小さな差が、大きな成果を生む──それを肌で感じた経営の軌跡です。
まとめ

日々の営業のなかで見過ごされがちな「細部」ですが、それこそが実は、他店と最も大きく差がつくポイントだと感じています。
特別な設備や多額の広告費がなくても、「違和感のない体験」「心地よい空気感」「共感を呼ぶ哲学」を体現できる店は、確実にお客様の記憶に残ります。
今や、商品の仕入れや価格だけで差別化を図るのは難しくなっています。
だからこそ、細部へのこだわりが“価値”となって伝わる時代に、私たちセレクトショップは生き残っていく道を見出す必要があります。
「細部」こそが最大の差別化ポイント
同じ商品、同じ価格帯であっても、そこに込めたストーリー、空間、接客、発信のトーンが違えば、顧客体験はまったく異なるものになります。
つまり、細部に宿るこだわりこそが、競合との最も明確な違いを生む“差別化”の源泉なのです。

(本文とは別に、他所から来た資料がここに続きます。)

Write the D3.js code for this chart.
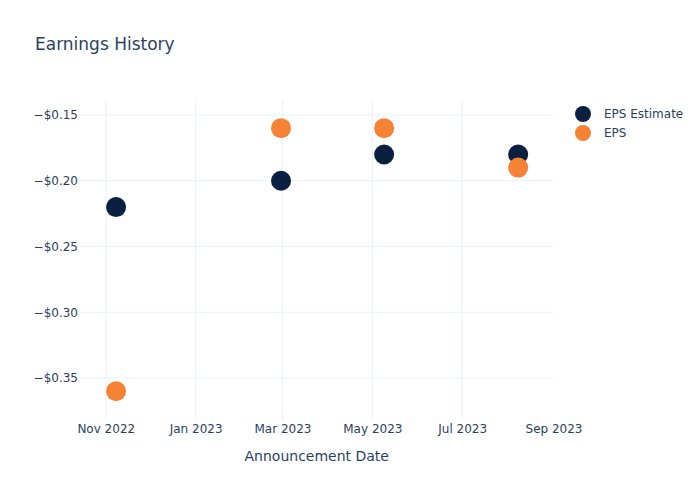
<!DOCTYPE html>
<html><head><meta charset="utf-8">
<script src="https://cdn.jsdelivr.net/npm/d3@7"></script>
<style>body{margin:0;background:#fff}svg{display:block}text{font-family:"DejaVu Sans",Verdana,sans-serif;fill:#2a3f5f}</style>
</head><body>
<script>
const dates = ["2022-11-08","2023-02-28","2023-05-09","2023-08-08"];
const epsEstimate = [-0.22,-0.20,-0.18,-0.18];
const eps = [-0.36,-0.16,-0.16,-0.19];
const yTicks = [-0.35,-0.30,-0.25,-0.20,-0.15];
const xTicks = ["2022-11-01","2023-01-01","2023-03-01","2023-05-01","2023-07-01","2023-09-01"];
const seriesNames = ["EPS Estimate","EPS"];
const colors = ["#0b1f41","#f58235"];

const W=700,H=500, L=80, R=553.5, T=100, B=420;
const parse = d3.utcParse("%Y-%m-%d");
const svg = d3.select("body").append("svg").attr("width",W).attr("height",H);

const x = d3.scaleUtc().domain([new Date(Date.UTC(2022,9,14,12)), parse("2023-09-01")]).range([L,R]);
const y = d3.scaleLinear().domain([-0.3819,-0.1386]).range([B,T]);

// grid (no gridline drawn at the right edge)
svg.append("g").selectAll("line").data(xTicks.map(parse).filter(d=>x(d)<R-1)).join("line")
  .attr("x1",d=>x(d)).attr("x2",d=>x(d)).attr("y1",T).attr("y2",B)
  .attr("stroke","#ebf0f8").attr("stroke-width",1);
svg.append("g").selectAll("line").data(yTicks).join("line")
  .attr("x1",L).attr("x2",R).attr("y1",d=>y(d)).attr("y2",d=>y(d))
  .attr("stroke","#ebf0f8").attr("stroke-width",1);

// axes
const fmtX = d3.utcFormat("%b %Y");
const xAxis = d3.axisBottom(x).tickValues(xTicks.map(parse)).tickFormat(fmtX).tickSize(0).tickPadding(0);
const gx = svg.append("g").attr("transform",`translate(0,${B})`).call(xAxis);
gx.select(".domain").remove();
gx.selectAll("text").attr("font-size",12).attr("dy",null).attr("y",13).style("font-family","DejaVu Sans").style("fill","#2a3f5f");

const fmtY = d => "\u2212$" + Math.abs(d).toFixed(2);
const yAxis = d3.axisLeft(y).tickValues(yTicks).tickFormat(fmtY).tickSize(0).tickPadding(2);
const gy = svg.append("g").attr("transform",`translate(${L},0)`).call(yAxis);
gy.select(".domain").remove();
gy.selectAll("text").attr("font-size",12).style("font-family","DejaVu Sans").style("fill","#2a3f5f");

// axis title
svg.append("text").attr("x",(L+R)/2).attr("y",461).attr("text-anchor","middle").attr("font-size",14).text("Announcement Date");
// title
svg.append("text").attr("x",35).attr("y",50).attr("font-size",17).text("Earnings History");

// points
[epsEstimate, eps].forEach((vals,i)=>{
  svg.append("g").selectAll("circle").data(vals).join("circle")
    .attr("cx",(d,j)=>x(parse(dates[j]))).attr("cy",d=>y(d)).attr("r",10)
    .attr("fill",colors[i]);
});

// legend
const lg = svg.append("g");
seriesNames.forEach((n,i)=>{
  lg.append("circle").attr("cx",583).attr("cy",114+i*19).attr("r",8).attr("fill",colors[i]);
  lg.append("text").attr("x",604).attr("y",118+i*19).attr("font-size",12).text(n);
});
</script>
</body></html>
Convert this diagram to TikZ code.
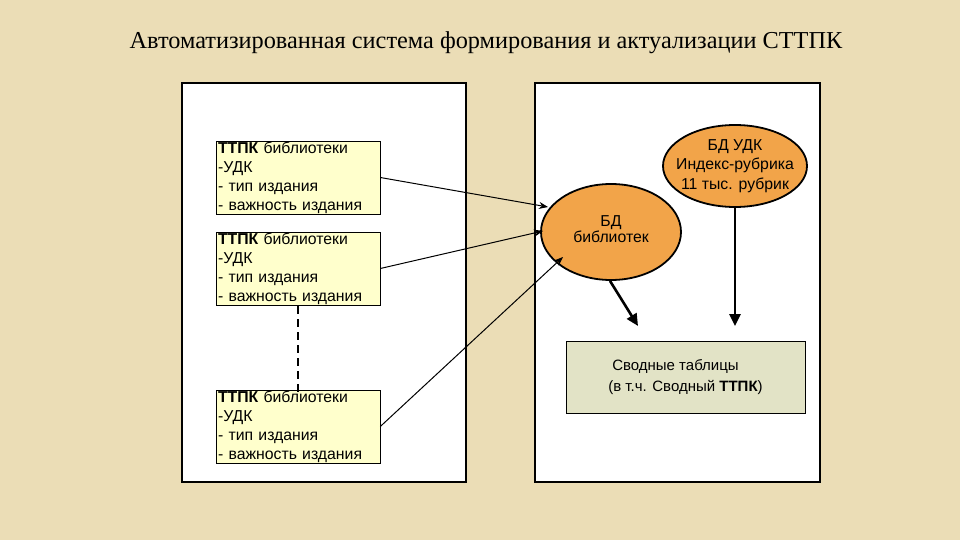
\documentclass[tikz,border=0pt]{standalone}
\usepackage{fontspec}
\setmainfont{Liberation Sans}
\newfontfamily\titlefont{Liberation Serif}
\usetikzlibrary{arrows.meta,shapes.geometric}
\definecolor{bgc}{HTML}{EBDDB6}
\definecolor{orng}{HTML}{F2A449}
\definecolor{ylw}{HTML}{FFFFCC}
\definecolor{smry}{HTML}{E2E3C6}
\tikzset{
  panel/.style={draw=black, line width=1.6pt, fill=white},
  ybox/.style={draw=black, line width=0.6pt, fill=ylw, minimum width=164, minimum height=73,
    text width=160pt, align=left, inner xsep=2pt, inner ysep=0pt, font=\fontsize{15.8}{19}\selectfont},
  oval/.style={ellipse, draw=black, line width=1.8pt, fill=orng, inner sep=0pt},
  ovaltext/.style={align=center, inner sep=0pt, font=\fontsize{15.8}{19.5}\selectfont},
  sbox/.style={draw=black, line width=0.6pt, fill=smry, minimum width=239, minimum height=72,
    align=center, font=\fontsize{15}{21}\selectfont},
  thin/.style={-{Stealth[length=9pt,width=7pt]}, line width=1pt},
  thick/.style={-{Triangle[length=12pt,width=11pt]}, line width=2.6pt},
}
\begin{document}
\begin{tikzpicture}[x=1pt,y=-1pt]
\fill[bgc] (0,0) rectangle (960,540);
\useasboundingbox (0,0) rectangle (960,540);
\node[font=\titlefont\fontsize{24.3}{28}\selectfont] (title) at (486,43) {Автоматизированная система формирования и актуализации СТТПК};
\draw[panel] (182,83) rectangle (466,482);
\draw[panel] (535,83) rectangle (820,482);
\node[ybox] (b1) at (298,177.5) {\textbf{ТТПК} библиотеки\\-УДК\\- тип издания\\- важность издания};
\node[ybox] (b2) at (298,268.5) {\textbf{ТТПК} библиотеки\\-УДК\\- тип издания\\- важность издания};
\node[ybox] (b3) at (298,426.5) {\textbf{ТТПК} библиотеки\\-УДК\\- тип издания\\- важность издания};
\draw[line width=2pt, dash pattern=on 8pt off 5pt] ([yshift=-1pt]b2.south) -- ([yshift=-5pt]b3.north);
\node[oval, minimum width=140, minimum height=96] (lib) at (611,232) {};
\node[ovaltext, font=\fontsize{15.8}{16.5}\selectfont] (libt) at (611,229) {БД\\библиотек};
\node[oval, minimum width=144, minimum height=82] (udk) at (735,166) {};
\node[ovaltext] (udkt) at (735,166) {БД УДК\\Индекс-рубрика\\11 тыс. рубрик};
\node[sbox] (sum) at (685.5,377) {\hspace*{-20pt}Сводные таблицы\\(в т.ч. Сводный \textbf{ТТПК})};
\coordinate (t1) at (548,207);
\coordinate (t2) at (543,231);
\coordinate (t3) at (563,257);
\draw[thin] (b1.east) -- (t1);
\draw[thin] (b2.east) -- (t2);
\draw[thin] (b3.east) -- (t3);
\coordinate (s1) at (638,326);
\coordinate (s2) at (735,326);
\draw[thick] (lib.south) ++(-1,0) -- (s1);
\draw[thick] (udk.south) -- (s2);
\end{tikzpicture}
\end{document}
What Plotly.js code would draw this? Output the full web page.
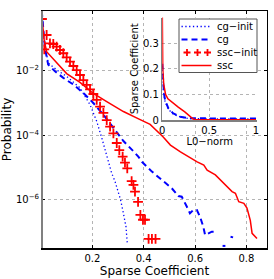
<!DOCTYPE html>
<html><head><meta charset="utf-8">
<script src="https://cdn.plot.ly/plotly-3.0.1.min.js"></script>
<style>html,body{margin:0;padding:0;background:#fff}#chart{width:274px;height:279px}</style>
</head><body><div id="chart"></div>
<script>
// ---------- data ----------
const seriesNames = ["cg\u2212init", "cg", "ssc\u2212init", "ssc"];
const mainXLabel = "Sparse Coefficient";
const mainYLabel = "Probability";
const insetXLabel = "L0\u2212norm";
const insetYLabel = "Sparse Coefficient";
const xTickVals = [0.2, 0.4, 0.6, 0.8];
const xTickText = ["0.2", "0.4", "0.6", "0.8"];
const yTickVals = [1e-6, 1e-4, 1e-2];
const yTickText = ["10<sup>\u22126</sup>", "10<sup>\u22124</sup>", "10<sup>\u22122</sup>"];
const insetXTickVals = [0, 0.5, 1];
const insetXTickText = ["0", "0.5", "1"];
const insetYTickVals = [0, 0.1, 0.2, 0.3];
const insetYTickText = ["0", "0.1", "0.2", "0.3"];

// main panel: probability vs sparse coefficient
const cgInitX = [0.003, 0.012, 0.028, 0.062, 0.100, 0.152, 0.191, 0.217, 0.238, 0.257, 0.275, 0.288, 0.301, 0.310, 0.321, 0.331, 0.336];
const cgInitY = [0.74, 0.092, 0.0178, 0.0107, 6.8e-3, 3.0e-3, 9.0e-4, 2.74e-4, 7.7e-5, 2.3e-5, 6.8e-6, 3.8e-6, 1.59e-6, 9.9e-7, 3.8e-7, 1.46e-7, 4.5e-8];

const cgX = [0.003, 0.009, 0.0156, 0.028, 0.0545, 0.087, 0.126, 0.165, 0.204, 0.243, 0.282, 0.321, 0.360, 0.379, 0.393, 0.432, 0.471, 0.509, 0.535, 0.548, 0.568, 0.580, 0.593, 0.607, 0.619, 0.632, 0.639, 0.665, 0.686, null, 0.707, 0.718, null, 0.738, 0.748];
const cgY = [0.74, 0.216, 0.0518, 0.0158, 9.8e-3, 6.1e-3, 3.8e-3, 2.07e-3, 1.01e-3, 4.4e-4, 1.76e-4, 6.7e-5, 3.2e-5, 2.2e-5, 1.52e-5, 7.5e-6, 4.1e-6, 2.3e-6, 1.31e-6, 1.25e-6, 6.1e-7, 3.8e-7, 4.8e-7, 4.8e-7, 3.0e-7, 1.46e-7, 8.1e-8, 1.02e-7, 1.02e-7, null, 3.7e-8, 3.7e-8, null, 7.1e-8, 6.8e-8];

const sscInitX = [0.004, 0.013, 0.022, 0.035, 0.048, 0.061, 0.074, 0.087, 0.100, 0.113, 0.126, 0.139, 0.152, 0.165, 0.178, 0.191, 0.204, 0.217, 0.230, 0.243, 0.256, 0.269, 0.282, 0.295, 0.305, 0.318, 0.327, 0.336, 0.353, 0.360, 0.366, 0.378, 0.387, 0.397, 0.405, 0.419, 0.432, 0.446];
const sscInitY = [0.412, 0.0472, 0.131, 0.0724, 0.069, 0.0569, 0.0449, 0.0355, 0.0266, 0.0195, 0.0143, 0.0107, 7.5e-3, 5.2e-3, 3.7e-3, 2.7e-3, 1.93e-3, 1.26e-3, 7.8e-4, 5.0e-4, 3.0e-4, 1.86e-4, 1.16e-4, 5.8e-5, 3.5e-5, 2.2e-5, 1.42e-5, 9.5e-6, 3.8e-6, 2.9e-6, 1.8e-6, 8.6e-7, 3.4e-7, 2.4e-7, 2.4e-7, 6.1e-8, 6.1e-8, 6.1e-8];

const sscX = [0.004, 0.0125, 0.022, 0.048, 0.074, 0.100, 0.152, 0.204, 0.256, 0.321, 0.382, 0.425, 0.475, 0.504, 0.543, 0.582, 0.608, 0.634, 0.647, 0.679, 0.705, 0.725, 0.744, 0.757, 0.770, 0.790, 0.802, 0.815, 0.822, 0.841];
const sscY = [0.412, 0.0912, 0.0398, 0.0240, 0.0138, 8.3e-3, 4.4e-3, 2.0e-3, 1.12e-3, 5.5e-4, 3.2e-4, 2.2e-4, 9.1e-5, 5.0e-5, 3.1e-5, 1.95e-5, 1.5e-5, 1.2e-5, 8.3e-6, 5.9e-6, 3.6e-6, 2.6e-6, 1.8e-6, 1.6e-6, 8.7e-7, 7.8e-7, 5.5e-7, 2.3e-7, 9.1e-8, 6.3e-8];

// inset: sparse coefficient vs L0-norm
const insetCgInitX = [0, 0.01, 0.03, 0.07, 0.12, 0.20, 0.30, 0.60, 1.0];
const insetCgInitY = [0.21, 0.12, 0.07, 0.04, 0.022, 0.011, 0.005, 0.004, 0.004];
const insetCgX = [0, 0.005, 0.015, 0.03, 0.064, 0.117, 0.19, 0.28, 0.40, 0.60, 0.80, 1.0];
const insetCgY = [0.22, 0.16, 0.11, 0.078, 0.046, 0.026, 0.013, 0.007, 0.006, 0.006, 0.006, 0.006];
const insetSscX = [0, 0.005, 0.015, 0.035, 0.06, 0.10, 0.17, 0.24, 0.29, 0.33, 0.36, 0.60, 1.0];
const insetSscY = [0.42, 0.20, 0.14, 0.10, 0.083, 0.07, 0.05, 0.032, 0.015, 0.004, 0.001, 0.001, 0.001];

// ---------- styles ----------
const BLUE = "#0000ff", RED = "#ff0000";
const FONT = "DejaVu Sans, Arial, sans-serif";
const W = 274, H = 279, M = {l: 42, r: 7, t: 11, b: 31};
const PW = W - M.l - M.r, PH = H - M.t - M.b;
const px2x = p => (p - M.l) / PW;
const py2y = p => (M.t + PH - p) / PH;

const dotStyle = {color: BLUE, width: 1.3, dash: "1.3px,2.5px"};
const dashStyle = {color: BLUE, width: 2, dash: "6px,4px"};
const solidStyle = {color: RED, width: 1.5};

const traces = [
  {x: cgInitX, y: cgInitY, mode: "lines", line: dotStyle, name: seriesNames[0], showlegend: false},
  {x: cgX, y: cgY, mode: "lines", line: dashStyle, name: seriesNames[1], showlegend: false, connectgaps: false},
  {x: sscInitX, y: sscInitY, mode: "markers", name: seriesNames[2], showlegend: false,
   marker: {symbol: "cross-thin", size: 7, color: RED, line: {color: RED, width: 1.8}}},
  {x: sscX, y: sscY, mode: "lines", line: solidStyle, name: seriesNames[3], showlegend: false},
  {x: insetCgInitX, y: insetCgInitY, xaxis: "x2", yaxis: "y2", mode: "lines", line: dotStyle, showlegend: false},
  {x: insetCgX, y: insetCgY, xaxis: "x2", yaxis: "y2", mode: "lines", line: dashStyle, showlegend: false},
  {x: insetSscX, y: insetSscY, xaxis: "x2", yaxis: "y2", mode: "lines", line: solidStyle, showlegend: false}
];

// custom legend (MATLAB-like compact box)
const legRows = [26.5, 39.5, 52.5, 65.5];
const sx0 = 181.5, sx1 = 211.5;
const shapes = [
  {type: "line", xref: "paper", yref: "paper", x0: 0, x1: 0, y0: 0, y1: 1, line: {color: "#808080", width: 2}},
  {type: "rect", xref: "paper", yref: "paper", x0: px2x(179), x1: px2x(257), y0: py2y(72.5), y1: py2y(19),
   fillcolor: "#ffffff", line: {color: "#555555", width: 1}},
  {type: "line", xref: "paper", yref: "paper", x0: px2x(sx0), x1: px2x(sx1), y0: py2y(legRows[0]), y1: py2y(legRows[0]), line: dotStyle},
  {type: "line", xref: "paper", yref: "paper", x0: px2x(sx0), x1: px2x(sx1), y0: py2y(legRows[1]), y1: py2y(legRows[1]), line: dashStyle},
  {type: "line", xref: "paper", yref: "paper", x0: px2x(sx0), x1: px2x(sx1), y0: py2y(legRows[3]), y1: py2y(legRows[3]), line: solidStyle}
];
[187, 197.5, 207.5].forEach(cx => {
  const cy = legRows[2], r = 3.5;
  shapes.push({type: "path", xref: "paper", yref: "paper",
    path: `M${px2x(cx - r)},${py2y(cy)} L${px2x(cx + r)},${py2y(cy)} M${px2x(cx)},${py2y(cy - r)} L${px2x(cx)},${py2y(cy + r)}`,
    line: {color: RED, width: 1.8}});
});
const annotations = seriesNames.map((n, i) => ({
  xref: "paper", yref: "paper", x: px2x(214.5), y: py2y(legRows[i]), xanchor: "left", yanchor: "middle",
  text: n, showarrow: false, font: {family: FONT, size: 10, color: "#000"}
}));

const gridCol = "#b4b4b4";
const layout = {
  width: W, height: H, margin: M,
  paper_bgcolor: "#ffffff", plot_bgcolor: "#ffffff",
  font: {family: FONT, size: 10, color: "#000"},
  showlegend: false,
  xaxis: {
    range: [0.004, 0.880], tickvals: xTickVals, ticktext: xTickText,
    showline: true, linecolor: "#000", linewidth: 1.5, mirror: "ticks",
    ticks: "inside", ticklen: 3, tickcolor: "#000",
    showgrid: true, gridcolor: gridCol, griddash: "dot", gridwidth: 1, zeroline: false,
    title: {text: mainXLabel, font: {family: FONT, size: 12}, standoff: 4},
    tickfont: {family: FONT, size: 10}
  },
  yaxis: {
    type: "log", range: [-7.497, -0.137], tickvals: yTickVals, ticktext: yTickText,
    showline: true, linecolor: "#000", linewidth: 1, mirror: "ticks",
    ticks: "inside", ticklen: 3, tickcolor: "#000",
    showgrid: true, gridcolor: gridCol, griddash: "dot", gridwidth: 1, zeroline: false,
    title: {text: mainYLabel, font: {family: FONT, size: 12}, standoff: 2},
    tickfont: {family: FONT, size: 10}
  },
  xaxis2: {
    anchor: "y2", domain: [px2x(162.3), px2x(257)], range: [0, 1.0107],
    tickvals: insetXTickVals, ticktext: insetXTickText,
    showline: true, linecolor: "#808080", linewidth: 1.5, mirror: false,
    ticks: "", showgrid: true, gridcolor: gridCol, griddash: "dot", gridwidth: 1, zeroline: false,
    title: {text: insetXLabel, font: {family: FONT, size: 10}, standoff: 1},
    tickfont: {family: FONT, size: 10}
  },
  yaxis2: {
    anchor: "x2", domain: [py2y(120), py2y(17.6)], range: [0, 0.4],
    tickvals: insetYTickVals, ticktext: insetYTickText,
    showline: true, linecolor: "#808080", linewidth: 1.5, mirror: false,
    ticks: "", showgrid: true, gridcolor: gridCol, griddash: "dot", gridwidth: 1, zeroline: false,
    title: {text: insetYLabel, font: {family: FONT, size: 10}, standoff: 2},
    tickfont: {family: FONT, size: 10}
  },
  shapes: shapes,
  annotations: annotations
};

Plotly.newPlot("chart", traces, layout, {displayModeBar: false, staticPlot: true});
</script>
</body></html>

お客様はそれを「言語化」はしませんが、確実に“感じて”います。
そして、その感覚こそが「このお店で買いたい」と思っていただける理由になります。
今一度見直すべき「お店の当たり前」
私たちは日々のルーティンのなかで、「これが当たり前」と思っているオペレーションや表現に慣れてしまいがちです。
しかし、お客様から見たときに、それは本当に快適で、心地よく、魅力的なものになっているでしょうか?
商品の並べ方、接客時の言葉遣い、ECサイトの商品説明、梱包方法──あらゆる場面で、「もっと伝えるにはどうすればいいか」「もっと感じてもらうにはどう見せればいいか」を、今一度点検してみることが必要です。
感じさせる努力が、結果として伝わる
「伝える」のではなく、「感じさせる」。そのためには、説明を超えた“体験”としてお客様に届くよう、あらゆるタッチポイントを磨き続ける努力が求められます。
自らのこだわりをひけらかすのではなく、あくまで自然体で“伝わってしまう”ような設計。
その姿勢こそが信頼を生み、リピーターを生み、やがてブランドとしての重みを形成していきます。
細部への配慮は、見えるところだけでなく、見えない部分にも魂を込める行為。
神は、たしかに細部に宿っています。
だからこそ、私たちの商いもまた、細部から美しくあらねばならないと、日々感じています。